Calculated Results and Plots
Once you have calculated the parameters to fit a life distribution to a particular data set, you can obtain a variety of plots and calculated results from the analysis, including:
- •Reliability Given Time: The probability that a unit will operate successfully at a particular point in time. For example, there is an 88% chance that the product will operate successfully after 3 years of operation.
- •Probability of Failure Given Time: The probability that a unit will be failed at a particular point in time. Probability of failure is also known as "unreliability" and it is the reciprocal of the reliability. For example, there is a 12% chance that the unit will be failed after 3 years of operation (probability of failure or unreliability) and an 88% chance that it will operate successfully (reliability).
- •Mean Life: The average time that the units in the population are expected to operate before failure. This metric is often referred to as "mean time to failure" (MTTF) or "mean time before failure" (MTBF).
- •Failure Rate: The number of failures per unit time that can be expected to occur for the product.
- •Warranty Time: The estimated time when the reliability will be equal to a specified goal. For example, the estimated time of operation is 4 years for a reliability of 90%.

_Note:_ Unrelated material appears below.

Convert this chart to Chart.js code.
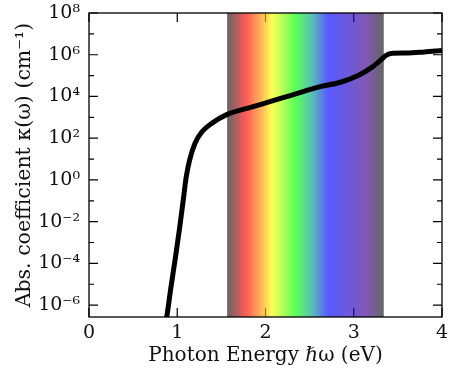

- •B(X) Life: The estimated time when the probability of failure will reach a specified point (X%). For example, if 10% of the products are expected to fail by 4 years of operation, then the B(10) life is 4 years. (Note that this is equivalent to a warranty time of 4 years for a 90% reliability.)
- •Probability Plot: A plot of the probability of failure over time. (Note that probability plots are based on the linearization of a specific distribution. Consequently, the form of a probability plot for one distribution will be different than the form for another. For example, an exponential distribution probability plot has different axes than those of a normal distribution probability plot.)
- •Reliability vs. Time Plot: A plot of the reliability over time.
- •pdf Plot: A plot of the probability density function (pdf).
- •Failure Rate vs. Time Plot: A plot of the failure rate over time.
- •Contour Plot: A graphical representation of the possible solutions to the likelihood ratio equation. This is employed to make comparisons between two different data sets.
Confidence Bounds
Because life data analysis results are estimates based on the observed lifetimes of a sampling of units, there is uncertainty in the results due to the limited sample sizes. "Confidence bounds" (also called "confidence intervals") are used to quantify this uncertainty due to sampling error by expressing the confidence that a specific interval contains the quantity of interest. Whether or not a specific interval contains the quantity of interest is unknown.
Confidence bounds can be expressed as two-sided or one-sided. Two-sided bounds are used to indicate that the quantity of interest is contained within the bounds with a specific confidence. One-sided bounds are used to indicate that the quantity of interest is above the lower bound or below the upper bound with a specific confidence. The appropriate type of bounds depends on the application. For example, the analyst would use a one-sided lower bound on reliability, a one-sided upper bound for percent failing under warranty and two-sided bounds on the parameters of the distribution. (Note that one-sided and two-sided bounds are related. For example, the 90% lower two-sided bound is the 95% lower one-sided bound and the 90% upper two-sided bounds is the 95% upper one-sided bound.)